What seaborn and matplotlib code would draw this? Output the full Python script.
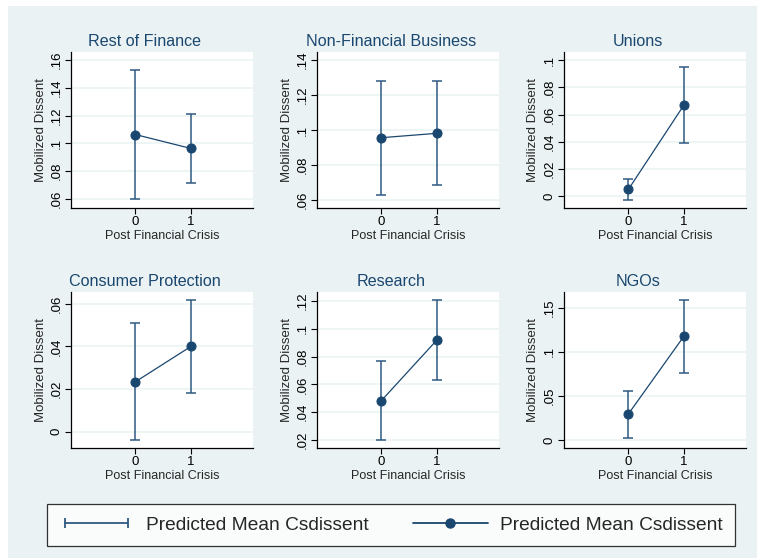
import matplotlib
matplotlib.use("Agg")
import matplotlib.pyplot as plt
import seaborn as sns
import pandas as pd
from matplotlib.patches import Rectangle
from matplotlib.lines import Line2D
from matplotlib.legend_handler import HandlerLine2D

# panel titles
panels = ["Rest of Finance", "Non-Financial Business", "Unions",
          "Consumer Protection", "Research", "NGOs"]

crisis = [0, 1]

# predicted means (pre, post)
means = [[0.1064, 0.0964],
         [0.0956, 0.0981],
         [0.0051, 0.0669],
         [0.0234, 0.0400],
         [0.0483, 0.0919],
         [0.0297, 0.1176]]

# confidence intervals
lower = [[0.0600, 0.0717],
         [0.0630, 0.0684],
         [-0.0026, 0.0395],
         [-0.0040, 0.0183],
         [0.0198, 0.0630],
         [0.0026, 0.0765]]
upper = [[0.1529, 0.1212],
         [0.1280, 0.1280],
         [0.0127, 0.0947],
         [0.0509, 0.0619],
         [0.0771, 0.1205],
         [0.0561, 0.1586]]

# y ticks and labels per panel
yticks = [[0.06, 0.08, 0.10, 0.12, 0.14, 0.16],
          [0.06, 0.08, 0.10, 0.12, 0.14],
          [0, 0.02, 0.04, 0.06, 0.08, 0.10],
          [0, 0.02, 0.04, 0.06],
          [0.02, 0.04, 0.06, 0.08, 0.10, 0.12],
          [0, 0.05, 0.10, 0.15]]
ylabels = [[".06", ".08", ".1", ".12", ".14", ".16"],
           [".06", ".08", ".1", ".12", ".14"],
           ["0", ".02", ".04", ".06", ".08", ".1"],
           ["0", ".02", ".04", ".06"],
           [".02", ".04", ".06", ".08", ".1", ".12"],
           ["0", ".05", ".1", ".15"]]
ylims = [(0.0536, 0.1657), (0.0554, 0.1446), (-0.0085, 0.1059),
         (-0.0077, 0.0656), (0.0142, 0.1265), (-0.0087, 0.1677)]

navy = "#1a476f"
ci_col = "#2f5a82"
bg = "#eaf2f3"

sns.set_style("white")
plt.rcParams["font.family"] = ["Liberation Sans", "DejaVu Sans"]

W, H = 757, 558
fig = plt.figure(figsize=(W / 100, H / 100), dpi=100)
fig.patch.set_facecolor("white")
fig.add_artist(Rectangle((8 / W, 0), 1 - 8 / W, 1 - 6 / H, transform=fig.transFigure,
                         facecolor=bg, edgecolor="none", zorder=-10))

lefts = [71, 317, 564]
tops = [52, 292]
title_y = [41, 281]
aw, ah = 182, 156

for i, name in enumerate(panels):
    r, c = divmod(i, 3)
    ax = fig.add_axes([lefts[c] / W, 1 - (tops[r] + ah) / H, aw / W, ah / H])
    ax.set_facecolor("white")
    df = pd.DataFrame({"crisis": crisis, "mean": means[i]})

    ax.errorbar(crisis, means[i],
                yerr=[[m - l for m, l in zip(means[i], lower[i])],
                      [u - m for m, u in zip(means[i], upper[i])]],
                fmt="none", ecolor=ci_col, elinewidth=1.1, capsize=3.5, capthick=1.1, zorder=2)
    sns.lineplot(data=df, x="crisis", y="mean", ax=ax, color=navy, linewidth=0.9,
                 marker="o", markersize=6.5, markeredgecolor=navy, markerfacecolor=navy, zorder=3)

    ax.set_xlim(-1.16, 2.12)
    ax.set_ylim(*ylims[i])
    ax.set_xticks([0, 1])
    ax.set_xticklabels(["0", "1"])
    ax.set_yticks(yticks[i])
    ax.set_yticklabels(ylabels[i], rotation=90, va="center")
    ax.grid(axis="y", color=bg, linewidth=1.1)
    ax.grid(axis="x", visible=False)
    for s in ["top", "right"]:
        ax.spines[s].set_visible(False)
    for s in ["left", "bottom"]:
        ax.spines[s].set_color("black")
        ax.spines[s].set_linewidth(0.9)
    ax.tick_params(axis="both", direction="out", length=4, width=0.8, color="black",
                   labelsize=9.5, labelcolor="black", left=True, bottom=True, pad=2)
    ax.set_xlabel("Post Financial Crisis", fontsize=9, labelpad=1)
    ax.set_ylabel("Mobilized Dissent", fontsize=9.5, labelpad=3)
    # title centred over the whole cell, y labels included
    cx = (lefts[c] - 34 + lefts[c] + aw) / 2
    fig.text(cx / W, 1 - title_y[r] / H, name, fontsize=11.6, color=navy,
             ha="center", va="center")

h1 = Line2D([0], [0], color=ci_col, linewidth=1.3, marker="|", markersize=7,
            markeredgewidth=1.3)
h2 = Line2D([0], [0], color=navy, linewidth=1.3, marker="o", markersize=6.5)
leg = fig.legend([h1, h2], ["Predicted Mean Csdissent", "Predicted Mean Csdissent"],
                 loc="center", bbox_to_anchor=(391 / W, 1 - 525 / H), ncol=2,
                 fontsize=13.8, frameon=True, fancybox=False, edgecolor="black",
                 handlelength=3.9, columnspacing=2.3, handletextpad=0.65,
                 borderpad=0.62, borderaxespad=0,
                 handler_map={h1: HandlerLine2D(numpoints=2), h2: HandlerLine2D(numpoints=1)})
leg.get_frame().set_linewidth(0.9)
leg.get_frame().set_facecolor("white")

fig.savefig("out.png", dpi=100, facecolor=fig.get_facecolor())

> [EXERCISE DIRECTIONS]
Transcribe exactly, with no pictures, the lines running from the first line of the material through the line holding "crisis = [0, 1]".

> [RESULT BELOW]
What seaborn and matplotlib code would draw this? Output the full Python script.
import matplotlib
matplotlib.use("Agg")
import matplotlib.pyplot as plt
import seaborn as sns
import pandas as pd
from matplotlib.patches import Rectangle
from matplotlib.lines import Line2D
from matplotlib.legend_handler import HandlerLine2D

# panel titles
panels = ["Rest of Finance", "Non-Financial Business", "Unions",
          "Consumer Protection", "Research", "NGOs"]

crisis = [0, 1]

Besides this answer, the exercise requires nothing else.